COLLAB. Recruitment logo

Lead Data Engineer

COLLAB. Recruitment
Full-time
On-site
London, England, United Kingdom
Senior Jobs

Company Description

The client are leaders in modern money. Each and every time you use your debit card or credit card to pay for something, whether online or face-to-face, there’s a good chance it happened because of them. On an annual basis, their innovations, systems and technology enable billions of monetary transactions globally. Working with customers both large and small, they help them to take your payments quickly, safely and reliably, allowing them to grow their businesses and making your life more convenient in the process. As a leader in global FinTech and the largest London IPO since 2011, this is a great time to join them in building for the next phase of their journey.

Job Description

The client puts data at the very heart of their business and are excited to be building a new enterprise data platform which provides powerful analytic capabilities for them internally and subsequently their customers. Therefore, this is a key role within their data engineering team working on this new data platform.

The role will involve loading data from multiple operational systems into the client’s vast data lake. Due to the large amount of data, they use HiveQL as well as Hadoop’s inbuilt data loading tools for much of the processing. 

While working within the client’s dynamic team, you will be responsible for building and data loading using the Hortonworks toolset. This will also include creating data migration scripts to take all data stores in the cluster from one release to the next.
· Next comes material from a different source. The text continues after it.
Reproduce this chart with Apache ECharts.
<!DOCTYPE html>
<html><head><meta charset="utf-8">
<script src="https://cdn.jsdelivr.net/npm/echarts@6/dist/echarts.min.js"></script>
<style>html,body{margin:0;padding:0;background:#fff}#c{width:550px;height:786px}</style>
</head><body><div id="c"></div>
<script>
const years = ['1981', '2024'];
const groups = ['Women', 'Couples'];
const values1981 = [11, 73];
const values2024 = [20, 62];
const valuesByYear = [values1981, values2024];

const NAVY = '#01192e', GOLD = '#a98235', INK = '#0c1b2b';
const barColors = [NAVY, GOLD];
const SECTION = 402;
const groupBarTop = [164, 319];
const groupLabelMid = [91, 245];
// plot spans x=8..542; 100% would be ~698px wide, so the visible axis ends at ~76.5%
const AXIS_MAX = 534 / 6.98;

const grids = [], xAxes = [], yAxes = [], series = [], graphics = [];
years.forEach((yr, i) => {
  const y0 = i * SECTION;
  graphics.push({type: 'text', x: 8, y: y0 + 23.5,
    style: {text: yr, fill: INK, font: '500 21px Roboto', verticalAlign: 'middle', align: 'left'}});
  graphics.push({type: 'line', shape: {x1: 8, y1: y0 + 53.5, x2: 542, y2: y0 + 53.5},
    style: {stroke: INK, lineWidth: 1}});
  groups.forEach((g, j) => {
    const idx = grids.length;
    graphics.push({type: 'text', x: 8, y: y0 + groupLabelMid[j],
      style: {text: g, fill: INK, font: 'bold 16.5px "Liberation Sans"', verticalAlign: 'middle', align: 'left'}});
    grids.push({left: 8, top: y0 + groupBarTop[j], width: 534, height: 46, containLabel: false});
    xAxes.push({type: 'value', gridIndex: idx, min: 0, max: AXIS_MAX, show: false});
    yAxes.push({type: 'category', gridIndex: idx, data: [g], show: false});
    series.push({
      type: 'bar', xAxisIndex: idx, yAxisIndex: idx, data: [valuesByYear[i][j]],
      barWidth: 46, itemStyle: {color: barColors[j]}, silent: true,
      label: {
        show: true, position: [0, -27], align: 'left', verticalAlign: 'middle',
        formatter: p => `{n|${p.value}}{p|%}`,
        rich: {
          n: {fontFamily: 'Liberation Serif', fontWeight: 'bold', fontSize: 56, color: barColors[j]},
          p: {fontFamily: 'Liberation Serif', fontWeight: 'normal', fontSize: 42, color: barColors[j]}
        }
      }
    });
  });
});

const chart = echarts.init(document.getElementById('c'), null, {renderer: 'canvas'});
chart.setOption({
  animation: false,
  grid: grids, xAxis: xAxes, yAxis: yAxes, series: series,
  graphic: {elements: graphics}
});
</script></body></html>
This is ultimately a great opportunity to gain skills in the Hortonworks Data Platform and related tools in an innovative and passionate environment.

Qualifications

The ideal candidate will have experience with the following:

  • Knowledge of standard SQL
  • Large scale database systems such as Netezza, DB2, Sybase or Oracle.
  • Data Loading (either Scripting or using ETL technologies)
  • Big Data technologies such as Apache Hadoop, MapReduce, HDFS, Hive, Pig, Sqoop, NoSQL Databases and HBase.
  • Data Streaming technologies such as Kafka, Flume, Storm, Spark or Flink.
  • Search technologies such as Elasticsearch or Solr
  • Developing efficient code in SQL, Linux shell, Java or Python.

Please note, other relevant skills and experience are also considered.